---------- PROVIDED MATERIAL

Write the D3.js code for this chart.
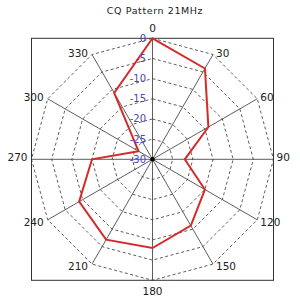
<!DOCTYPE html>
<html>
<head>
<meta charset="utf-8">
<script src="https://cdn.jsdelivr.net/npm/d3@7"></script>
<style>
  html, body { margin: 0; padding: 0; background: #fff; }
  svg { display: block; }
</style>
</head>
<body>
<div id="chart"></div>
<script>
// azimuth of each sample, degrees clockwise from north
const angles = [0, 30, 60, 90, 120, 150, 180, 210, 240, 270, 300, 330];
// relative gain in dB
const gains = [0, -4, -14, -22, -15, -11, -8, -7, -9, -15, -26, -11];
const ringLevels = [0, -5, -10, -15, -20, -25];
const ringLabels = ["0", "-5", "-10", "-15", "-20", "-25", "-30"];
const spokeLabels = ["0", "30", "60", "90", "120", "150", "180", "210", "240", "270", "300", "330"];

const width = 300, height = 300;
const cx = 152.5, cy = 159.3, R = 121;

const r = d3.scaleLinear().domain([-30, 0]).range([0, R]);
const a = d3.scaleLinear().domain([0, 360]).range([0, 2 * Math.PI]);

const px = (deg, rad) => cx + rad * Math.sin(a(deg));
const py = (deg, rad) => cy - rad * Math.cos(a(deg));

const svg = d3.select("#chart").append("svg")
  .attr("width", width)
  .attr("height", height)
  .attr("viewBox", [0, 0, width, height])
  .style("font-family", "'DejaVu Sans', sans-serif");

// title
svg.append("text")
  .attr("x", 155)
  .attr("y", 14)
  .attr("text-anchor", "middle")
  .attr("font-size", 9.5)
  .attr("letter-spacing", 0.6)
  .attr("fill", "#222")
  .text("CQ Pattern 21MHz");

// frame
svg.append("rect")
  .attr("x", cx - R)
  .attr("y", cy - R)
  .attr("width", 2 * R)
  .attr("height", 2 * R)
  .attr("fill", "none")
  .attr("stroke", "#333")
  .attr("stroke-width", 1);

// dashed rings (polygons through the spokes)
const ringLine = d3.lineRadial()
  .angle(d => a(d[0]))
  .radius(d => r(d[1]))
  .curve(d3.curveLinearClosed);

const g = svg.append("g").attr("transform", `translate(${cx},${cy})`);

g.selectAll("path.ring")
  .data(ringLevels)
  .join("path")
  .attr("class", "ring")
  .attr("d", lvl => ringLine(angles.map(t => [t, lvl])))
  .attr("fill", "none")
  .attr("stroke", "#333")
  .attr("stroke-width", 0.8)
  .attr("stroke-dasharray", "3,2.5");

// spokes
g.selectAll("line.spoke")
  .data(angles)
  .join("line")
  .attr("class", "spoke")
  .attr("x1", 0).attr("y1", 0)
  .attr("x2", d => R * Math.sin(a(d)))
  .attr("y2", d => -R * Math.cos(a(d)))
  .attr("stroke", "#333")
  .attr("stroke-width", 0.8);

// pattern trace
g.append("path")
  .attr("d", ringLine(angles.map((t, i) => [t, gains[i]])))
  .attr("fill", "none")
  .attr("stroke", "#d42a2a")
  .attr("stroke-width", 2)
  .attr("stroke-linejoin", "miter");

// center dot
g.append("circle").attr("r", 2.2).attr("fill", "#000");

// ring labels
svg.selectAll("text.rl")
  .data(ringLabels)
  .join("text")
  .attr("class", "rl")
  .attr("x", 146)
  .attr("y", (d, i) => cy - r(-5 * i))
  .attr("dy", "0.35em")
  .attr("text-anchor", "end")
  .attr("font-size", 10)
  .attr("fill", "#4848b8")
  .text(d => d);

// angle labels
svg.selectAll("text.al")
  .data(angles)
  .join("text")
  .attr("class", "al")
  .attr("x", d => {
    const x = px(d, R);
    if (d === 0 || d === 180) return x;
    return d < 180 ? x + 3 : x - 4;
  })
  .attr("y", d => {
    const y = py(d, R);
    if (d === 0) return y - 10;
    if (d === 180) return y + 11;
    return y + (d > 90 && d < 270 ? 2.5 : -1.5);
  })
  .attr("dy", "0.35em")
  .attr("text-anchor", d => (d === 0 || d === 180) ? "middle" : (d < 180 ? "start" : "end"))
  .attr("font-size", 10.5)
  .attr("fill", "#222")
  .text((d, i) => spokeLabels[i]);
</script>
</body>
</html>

--------------------

=== WHAT THE EXERCISE ASKS ===
Where a line of the material above holds the string "chart", copy that line.

=== SOLUTION ===
Write the D3.js code for this chart.
<div id="chart"></div>
const svg = d3.select("#chart").append("svg")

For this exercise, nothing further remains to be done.